Men Can Be Rape Victims Too, and It's Important that We Don't Ignore That Fact

The discussion of rape culture in major media is largely driven by feminists, and most often focuses on the reality that one in six American women will be the victim of an attempted or completed rape. Sexual assault is a very real concern for women of all ages, but a new study shows that men are also impacted profoundly by rape and other forms of unwanted sexual contact.

According to a study published in the American Psychological Association’s Psychology of Men and Masculinity journal, 43 percent of high school and college-aged men reported being the targets of “unwanted” sex, and 95 percent of the time, the aggressor was a woman. Of the 284 men surveyed, 18 percent said that they were physically coerced into sex, and 31 percent were verbally coerced. In 40 percent of these cases, coercion resulted in sex. The rest of the time, “fondling or kissing” was the result.

These statistics are surprising, especially in the face of the perception that only women are raped, and that it only occurs by men. According to the Rape, Abuse, and Incest National Network, nine of every 10 rape victims is a woman...which means one in 10 is a man or someone who does not identify with either gender.

This study could shine a light on the fact that men are historically much less likely to report sexual assault than women. The majority of sexual assaults attempted on people of all genders are not reported, and the issue is especially sensitive when you figure in the social costs of reporting an assault for a man.

According to the typical stereotypes, men are supposed to be strong and virile and women weak and non-aggressive, so it’s no wonder that so many men may be reluctant to report a sexual assault. Many people also believe that it’s difficult for men to be raped, because if they weren’t really into the sex, they wouldn’t have been able to sustain an erection.

We, of course, know that to be patently false. People of all genders may experience sexual arousal during an assault. “Sometimes when women are experiencing sexual violence, their bodies respond in ways that don’t correspond to how they feel,” said Dr. Bryana French, a co-author of the study and professor of counseling psychology and Black studies at the University of Missouri in an interview with Time. “They can not want the experience to happen, even if their bodies said otherwise.”
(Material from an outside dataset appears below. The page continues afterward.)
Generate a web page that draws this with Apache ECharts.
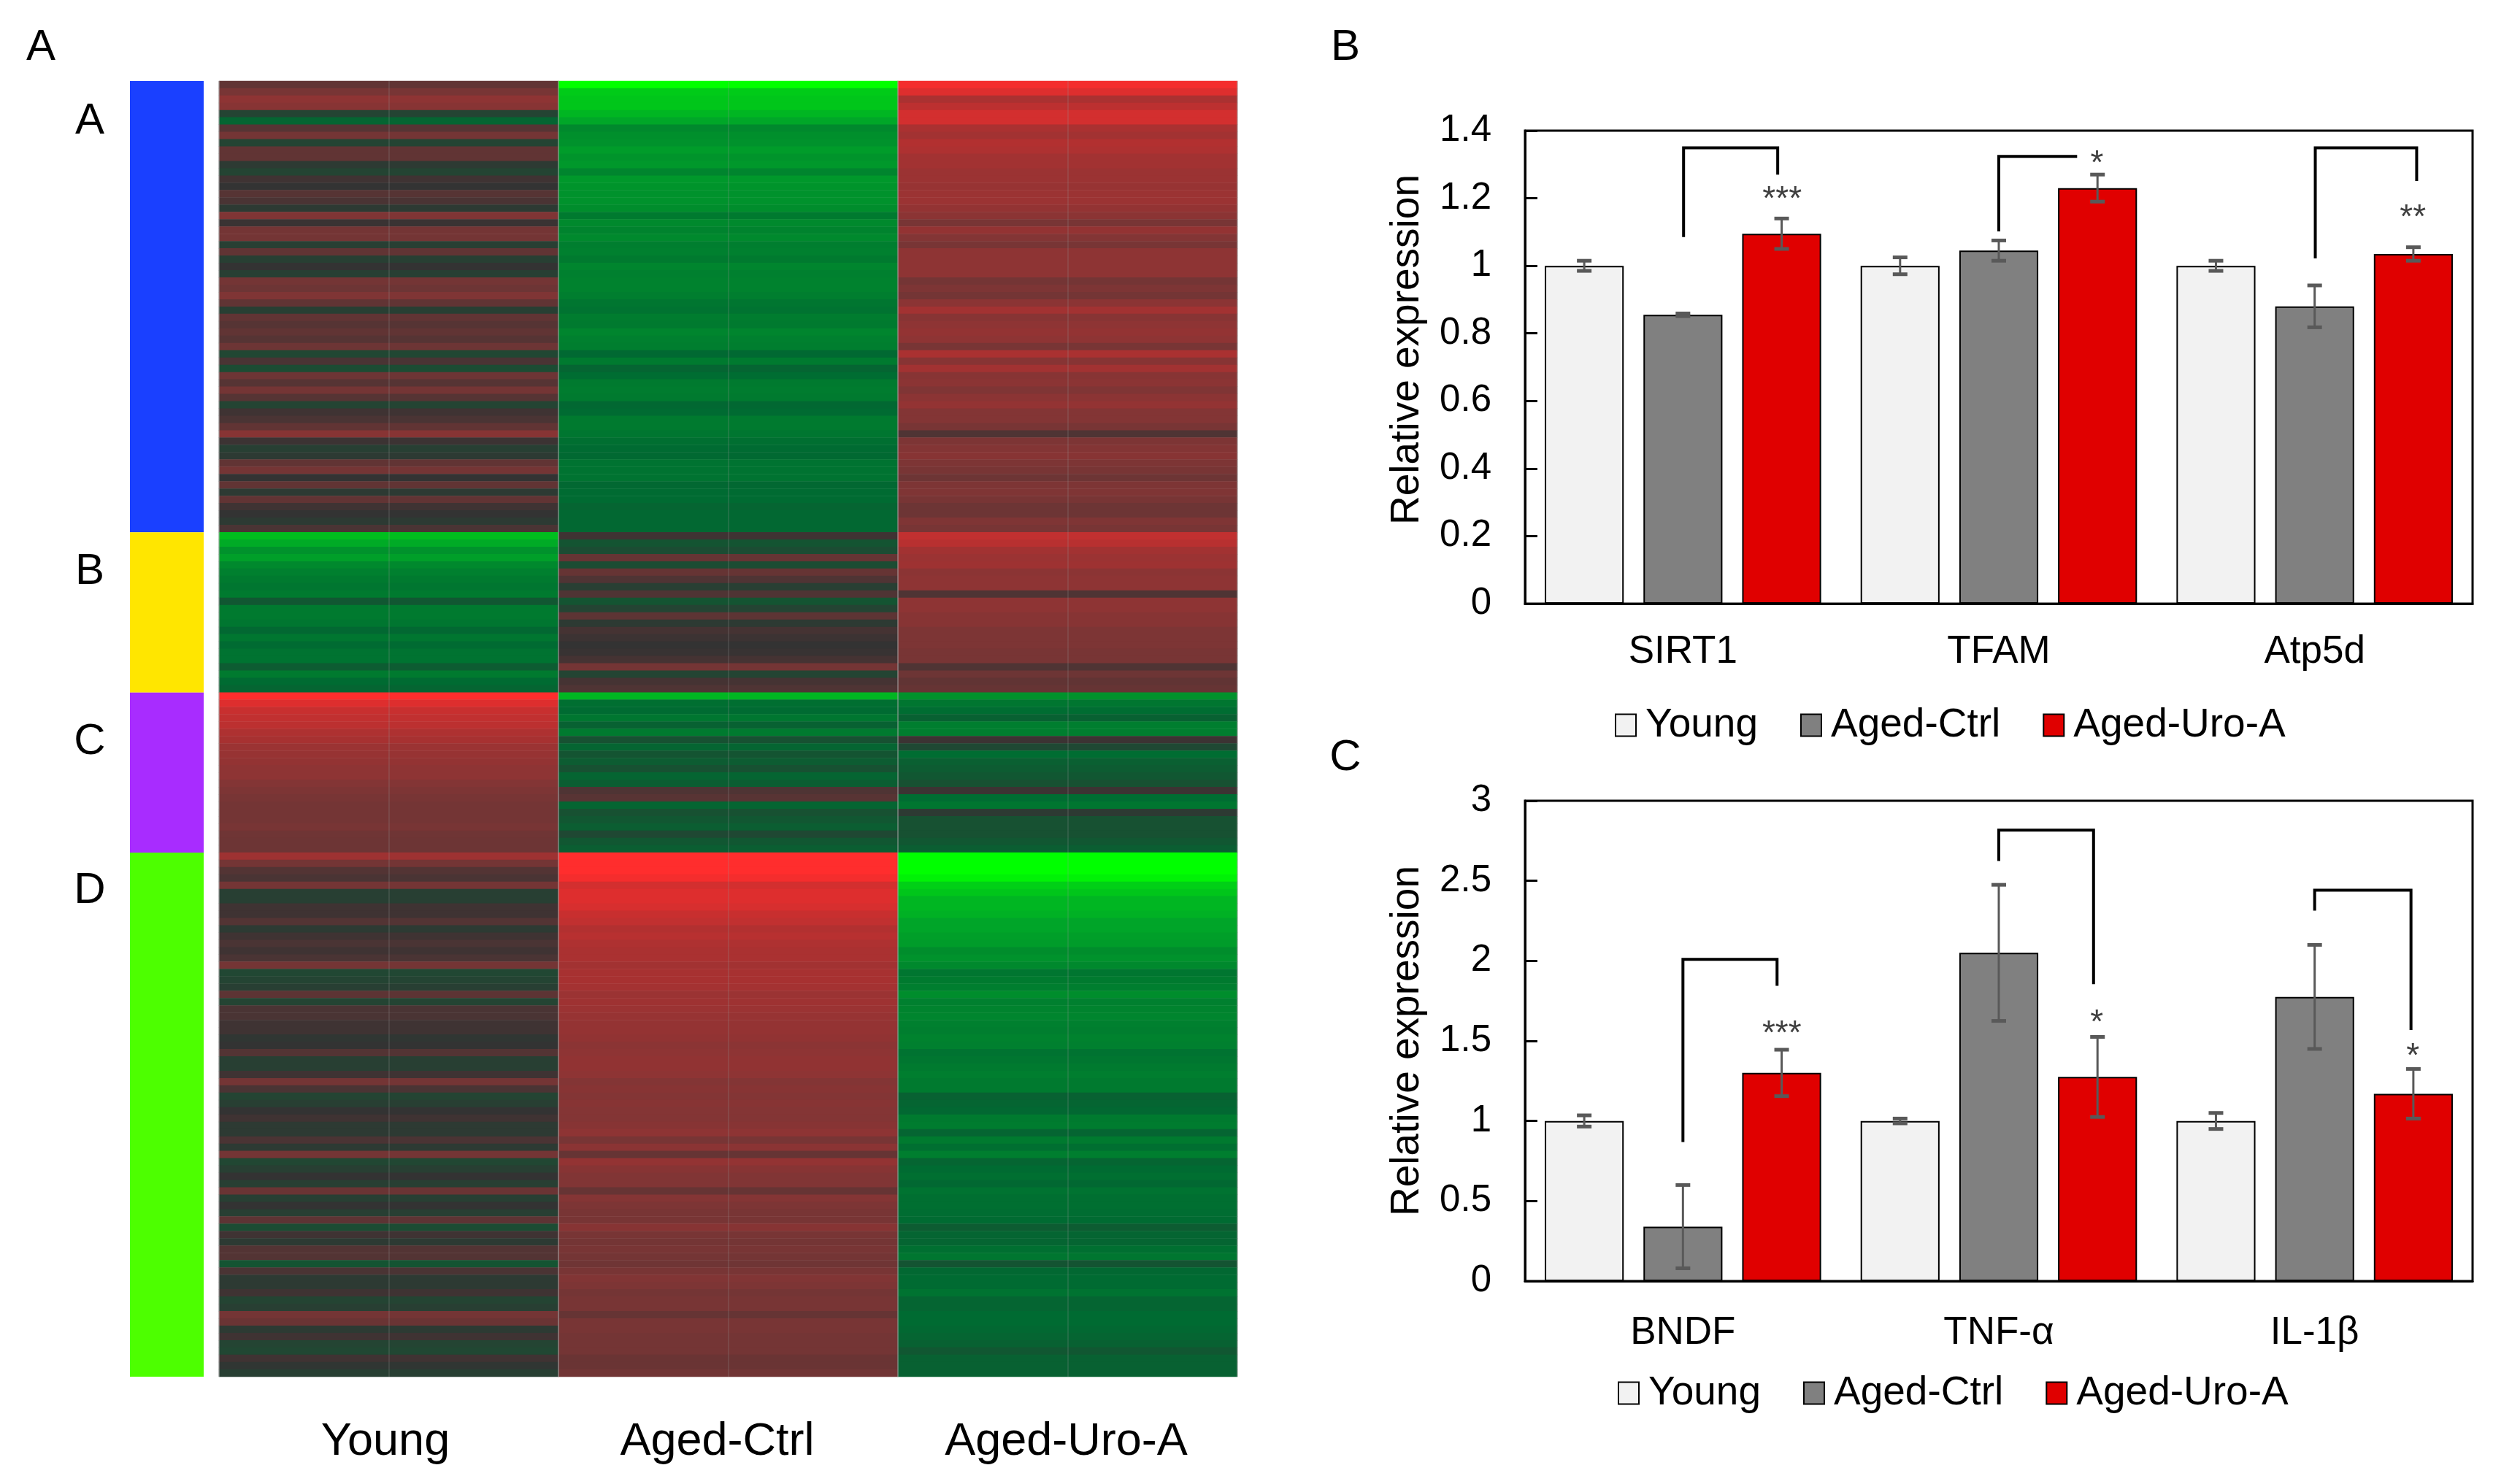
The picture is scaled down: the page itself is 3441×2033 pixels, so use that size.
<!DOCTYPE html>
<html>
<head>
<meta charset="utf-8">
<title>Uro-A expression</title>
<style>html,body{margin:0;padding:0;background:#fff}#main{width:3441px;height:2033px}</style>
<script src="https://cdn.jsdelivr.net/npm/echarts@6/dist/echarts.min.js"></script>
</head>
<body>
<div id="main"></div>
<script>
// === heatmap: one value per stripe (-1 green .. 0 dark .. +1 red) ===
const groups=['Young','Aged-Ctrl','Aged-Uro-A'];
const clusterColors=['#1a40ff','#ffe600','#a82cff','#4dff00'];
const youngA=[.2,.3,.42,.38,-.1,-.3,.15,.28,-.1,.2,.2,-.04,-.1,.05,0,.15,.1,-.04,.33,.03,.28,.28,-.07,.2,-.07,0,-.07,.28,.25,.33,.2,
  -.07,.2,.15,.2,.15,.25,-.12,.1,-.15,.25,.15,.28,.15,-.1,.05,.1,.2,.38,.04,-.07,-.04,.2,.28,0,.2,-.04,.2,.05,0,-.04,.1];
const ctrlA=[-1,-.8,-.78,-.78,-.72,-.66,-.5,-.53,-.55,-.6,-.56,-.58,-.48,-.58,-.56,-.55,-.55,-.52,-.42,-.5,-.47,-.5,-.44,-.45,-.42,-.48,-.45,-.46,-.46,-.44,-.4,
  -.38,-.43,-.42,-.48,-.45,-.44,-.33,-.42,-.3,-.35,-.42,-.43,-.42,-.32,-.34,-.42,-.42,-.4,-.36,-.34,-.33,-.38,-.38,-.38,-.32,-.34,-.34,-.3,-.32,-.32,-.32];
const uroA=[.95,.85,.6,.7,.8,.8,.6,.55,.65,.62,.55,.55,.5,.5,.48,.5,.5,.45,.4,.3,.45,.35,.3,.42,.42,.42,.42,.28,.32,.28,.4,
  .55,.38,.42,.45,.42,.3,.6,.38,.55,.38,.4,.33,.4,.45,.35,.35,.3,.12,.32,.35,.38,.32,.3,.25,.32,.33,.3,.25,.25,.33,.3];
const youngB=[-.75,-.68,-.55,-.62,-.5,-.45,-.42,-.4,-.42,-.22,-.42,-.42,-.4,-.32,-.4,-.34,-.38,-.38,-.25,-.42,-.34,-.3];
const ctrlB=[.05,-.2,-.15,.22,-.15,.22,.12,-.07,.12,-.2,-.1,.18,-.04,.08,.04,0,.02,.08,.28,-.1,.08,.12];
const uroB=[.72,.68,.55,.5,.52,.4,.42,.42,.12,.42,.42,.38,.38,.32,.32,.32,.3,.3,.12,.25,.2,.22];
const youngC=[1,.85,.75,.72,.7,.62,.58,.5,.48,.45,.42,.42,.35,.32,.3,.28,.28,.28,.3,.26,.25,.25];
const ctrlC=[-.72,-.36,-.34,-.4,-.28,-.42,-.18,-.3,-.2,-.25,-.18,-.3,-.26,.12,.16,-.3,-.18,-.22,-.26,-.13,-.22,-.26];
const uroC=[-.55,-.4,-.35,-.28,-.44,-.44,.04,-.13,-.35,-.27,-.25,-.22,-.18,.04,-.35,-.4,-.04,-.18,-.18,-.18,-.22,-.26];
const youngD=[.52,.28,.14,.1,.28,-.07,-.07,.05,.05,.14,-.04,.05,.1,.05,.1,.28,-.12,-.1,-.07,.18,-.1,.1,.1,.05,.05,-.02,0,.14,-.07,-.07,.05,.28,.1,-.1,-.07,0,
  .05,-.04,-.04,.1,-.04,.28,-.12,-.07,0,-.07,.24,-.07,0,-.07,.18,-.15,.05,-.04,.14,.14,-.2,.1,-.04,-.04,.05,-.1,-.07,.28,.24,-.04,.05,-.1,-.12,.05,-.02,-.07];
const ctrlD=[1,1,1,.95,.8,.85,.85,.82,.75,.72,.65,.68,.62,.6,.6,.55,.58,.58,.56,.5,.52,.5,.48,.46,.46,.44,.4,.42,.44,.44,.42,.35,.38,.35,.38,.36,
  .35,.38,.42,.3,.4,.22,.45,.38,.34,.34,.22,.36,.32,.3,.3,.38,.3,.28,.3,.28,.26,.3,.34,.32,.28,.3,.3,.22,.3,.3,.28,.28,.28,.24,.24,.27];
const uroD=[-1,-1,-1,-.95,-.82,-.78,-.72,-.72,-.7,-.65,-.65,-.62,-.6,-.52,-.55,-.5,-.4,-.42,-.44,-.52,-.45,-.47,-.48,-.45,-.44,-.46,-.45,-.38,-.4,-.42,-.44,-.42,-.42,-.28,-.3,-.32,
  -.42,-.43,-.3,-.42,-.36,-.44,-.3,-.34,-.36,-.32,-.38,-.36,-.36,-.35,-.34,-.25,-.3,-.3,-.36,-.4,-.2,-.32,-.34,-.34,-.38,-.3,-.3,-.34,-.34,-.32,-.3,-.28,-.22,-.28,-.28,-.28];

// === bar panels ===
const genesB=['SIRT1','TFAM','Atp5d'];
const youngValB=[1,1,1],ctrlValB=[.855,1.045,.88],uroValB=[1.095,1.23,1.035];
const youngErrB=[.015,.025,.015],ctrlErrB=[.004,.03,.062],uroErrB=[.045,.04,.02];
const genesC=['BNDF','TNF-α','IL-1β'];
const youngValC=[1,1,1],ctrlValC=[.34,2.05,1.775],uroValC=[1.3,1.275,1.17];
const youngErrC=[.035,.015,.05],ctrlErrC=[.26,.425,.325],uroErrC=[.145,.25,.155];
// bracket: x1,y1 up to top, across to x2,y2 (x in category widths from the left of the plot)
const bracketsB=[[.502,1.085,1.349,.80,1.27],[1.5,1.102,1.324,1.748,1.324],[2.502,1.022,1.349,2.823,1.251]];
const bracketsC=[[.5,.868,2.01,.798,1.844],[1.5,2.624,2.817,1.8,1.855],[2.5,2.314,2.441,2.805,1.568]];
const starsB=[[.814,1.195,'***'],[1.811,1.3,'*'],[2.811,1.14,'**']];
const starsC=[[.813,1.54,'***'],[1.81,1.61,'*'],[2.811,1.4,'*']];

const FONT='"Liberation Sans",Arial,sans-serif';
const BAR_COLORS=['#f2f2f2','#808080','#e00000'];

function heatData(){
  var cols=[youngA.concat(youngB,youngC,youngD),ctrlA.concat(ctrlB,ctrlC,ctrlD),uroA.concat(uroB,uroC,uroD)];
  var out=[];
  cols.forEach(function(col,x){col.forEach(function(v,y){out.push([x,y,v])})});
  return out;
}
const rowCount=youngA.length+youngB.length+youngC.length+youngD.length;
const rowLabels=[];
for(var r=0;r<rowCount;r++)rowLabels.push(String(r));

function renderBracket(params,api){
  var a=api.coord([api.value(0),api.value(1)]),
      b=api.coord([api.value(0),api.value(2)]),
      c=api.coord([api.value(3),api.value(2)]),
      d=api.coord([api.value(3),api.value(4)]);
  return {type:'polyline',shape:{points:[a,b,c,d]},style:{stroke:'#000',lineWidth:4,fill:null}};
}
function renderErr(params,api){
  var hi=api.coord([api.value(0),api.value(1)+api.value(2)]),
      lo=api.coord([api.value(0),api.value(1)-api.value(2)]),
      st={stroke:'#595959',lineWidth:3},cap={stroke:'#595959',lineWidth:5};
  return {type:'group',children:[
    {type:'line',shape:{x1:hi[0],y1:hi[1],x2:lo[0],y2:lo[1]},style:st},
    {type:'line',shape:{x1:hi[0]-10,y1:hi[1],x2:hi[0]+10,y2:hi[1]},style:cap},
    {type:'line',shape:{x1:lo[0]-10,y1:lo[1],x2:lo[0]+10,y2:lo[1]},style:cap}
  ]};
}
function renderStar(params,api){
  var p=api.coord([api.value(0),api.value(1)]);
  return {type:'text',style:{x:p[0],y:p[1],text:api.value(2),fill:'#404040',font:'46px '+FONT,textAlign:'center',textVerticalAlign:'middle'}};
}

// one bar panel = category axis + hidden 0-3 value axis for error bars and brackets
function addPanel(opt,gridCfg,cats,max,step,vals,errs,brackets,stars,labelMargin,titleShift){
  var g=opt.grid.length;
  opt.grid.push(Object.assign({show:true,borderColor:'#000',borderWidth:3,backgroundColor:'transparent'},gridCfg));
  var xCat=opt.xAxis.length,xVal=xCat+1,yI=opt.yAxis.length;
  opt.xAxis.push({type:'category',gridIndex:g,data:cats,axisTick:{show:false},axisLine:{lineStyle:{color:'#000',width:3}},
    axisLabel:{color:'#000',fontFamily:FONT,fontSize:53,margin:labelMargin}});
  opt.xAxis.push({type:'value',gridIndex:g,min:0,max:3,show:false});
  opt.yAxis.push({type:'value',gridIndex:g,min:0,max:max,interval:step,name:'Relative expression',nameLocation:'middle',nameGap:134,
    nameTextStyle:{color:'#000',fontFamily:FONT,fontSize:55,padding:[0,0,0,titleShift]},splitLine:{show:false},
    axisLine:{show:true,lineStyle:{color:'#000',width:3}},axisTick:{show:true,inside:true,length:17,lineStyle:{color:'#000',width:3}},
    axisLabel:{color:'#000',fontFamily:FONT,fontSize:51,margin:46}});
  groups.forEach(function(name,i){
    opt.series.push({name:name,type:'bar',xAxisIndex:xCat,yAxisIndex:yI,data:vals[i],barWidth:'25%',barGap:'25%',
      itemStyle:{color:BAR_COLORS[i],borderColor:'#000',borderWidth:2},animation:false});
    var pts=vals[i].map(function(v,k){return [k+.5+(i-1)*.3125,v,errs[i][k]]});
    opt.series.push({type:'custom',xAxisIndex:xVal,yAxisIndex:yI,data:pts,renderItem:renderErr,silent:true,z:5,animation:false,clip:false});
  });
  opt.series.push({type:'custom',xAxisIndex:xVal,yAxisIndex:yI,data:brackets,renderItem:renderBracket,silent:true,z:6,animation:false});
  opt.series.push({type:'custom',xAxisIndex:xVal,yAxisIndex:yI,data:stars,renderItem:renderStar,silent:true,z:6,animation:false,
    encode:{x:0,y:1},dimensions:['x','y',{name:'t',type:'ordinal'}]});
}
function legendCfg(left,top){
  return {left:left,top:top,data:groups,icon:'rect',itemWidth:28,itemHeight:30,itemGap:58,
    textStyle:{color:'#000',fontFamily:FONT,fontSize:55,padding:[0,0,0,8]}};
}
function txt(x,y,s,size){
  return {type:'text',x:x,y:y,style:{text:s,fill:'#000',font:size+'px '+FONT,textAlign:'center',textVerticalAlign:'middle'}};
}

const opt={
  animation:false,backgroundColor:'#fff',
  grid:[{left:300,top:111,width:1395,height:1775}],
  xAxis:[{type:'category',gridIndex:0,z:6,axisTick:{show:false},axisLine:{show:false},
    data:[{value:'Young',textStyle:{padding:[0,9,0,0]}},{value:'Aged-Ctrl',textStyle:{padding:[0,30,0,0]}},{value:'Aged-Uro-A',textStyle:{padding:[0,4,0,0]}}],
    splitLine:{show:true,lineStyle:{color:'rgba(170,170,170,.5)',width:2}},
    axisLabel:{color:'#000',fontFamily:FONT,fontSize:63,margin:58}}],
  yAxis:[{type:'category',gridIndex:0,inverse:true,data:rowLabels,show:false}],
  visualMap:[{show:false,seriesIndex:0,min:-1,max:1,inRange:{color:['#00ff00','#00a828','#006a32','#333333','#803535','#b53030','#ff2d2d']}}],
  series:[{type:'heatmap',data:heatData(),xAxisIndex:0,yAxisIndex:0,progressive:0,animation:false,itemStyle:{borderWidth:0},
    markLine:{silent:true,symbol:'none',label:{show:false},lineStyle:{color:'rgba(150,150,150,.2)',width:2,type:'solid'},
      data:groups.map(function(g){return {xAxis:g}})}}],
  legend:[legendCfg(2207,961),legendCfg(2211,1876)],
  graphic:[txt(56,65,'A',60),txt(1843,65,'B',60),txt(1843,1038,'C',60),
    txt(123,166,'A',60),txt(123,783,'B',60),txt(123,1016,'C',60),txt(123,1220,'D',60)]
};

// colour key strip beside the heatmap, drawn as one stacked column
(function(){
  opt.grid.push({left:178,top:111,width:101,height:1775});
  opt.xAxis.push({type:'category',gridIndex:1,data:['k'],show:false});
  opt.yAxis.push({type:'value',gridIndex:1,inverse:true,min:0,max:rowCount,show:false});
  [youngA,youngB,youngC,youngD].forEach(function(arr,i){
    opt.series.push({type:'bar',xAxisIndex:1,yAxisIndex:1,stack:'key',barWidth:'100%',data:[arr.length],
      itemStyle:{color:clusterColors[i]},silent:true,animation:false});
  });
})();

addPanel(opt,{left:2089,top:179,width:1298,height:648},genesB,1.4,.2,
  [youngValB,ctrlValB,uroValB],[youngErrB,ctrlErrB,uroErrB],bracketsB,starsB,40,48);
addPanel(opt,{left:2089,top:1097,width:1298,height:658},genesC,3,.5,
  [youngValC,ctrlValC,uroValC],[youngErrC,ctrlErrC,uroErrC],bracketsC,starsC,45,0);

const chart=echarts.init(document.getElementById('main'),null,{renderer:'canvas'});
chart.setOption(opt);
</script>
</body>
</html>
These findings are extremely important as the issue of rape culture becomes more pervasive in mainstream culture. Sexual assault has for years been a “woman’s issue,” even though men are frequently the targets of these assaults. In order to fight back against a culture that excuses rape and blames victims, men must get involved. As activist Jaclyn Freedman wrote at The American Prospect, “If we want to end the pandemic of rape, it’s going to require an entire global movement of men willing to do the hard work of interrogating the ideas they were raised with.” It’s also going to take studies like this one that prove to men that sexual assault isn’t just an issue that impacts women.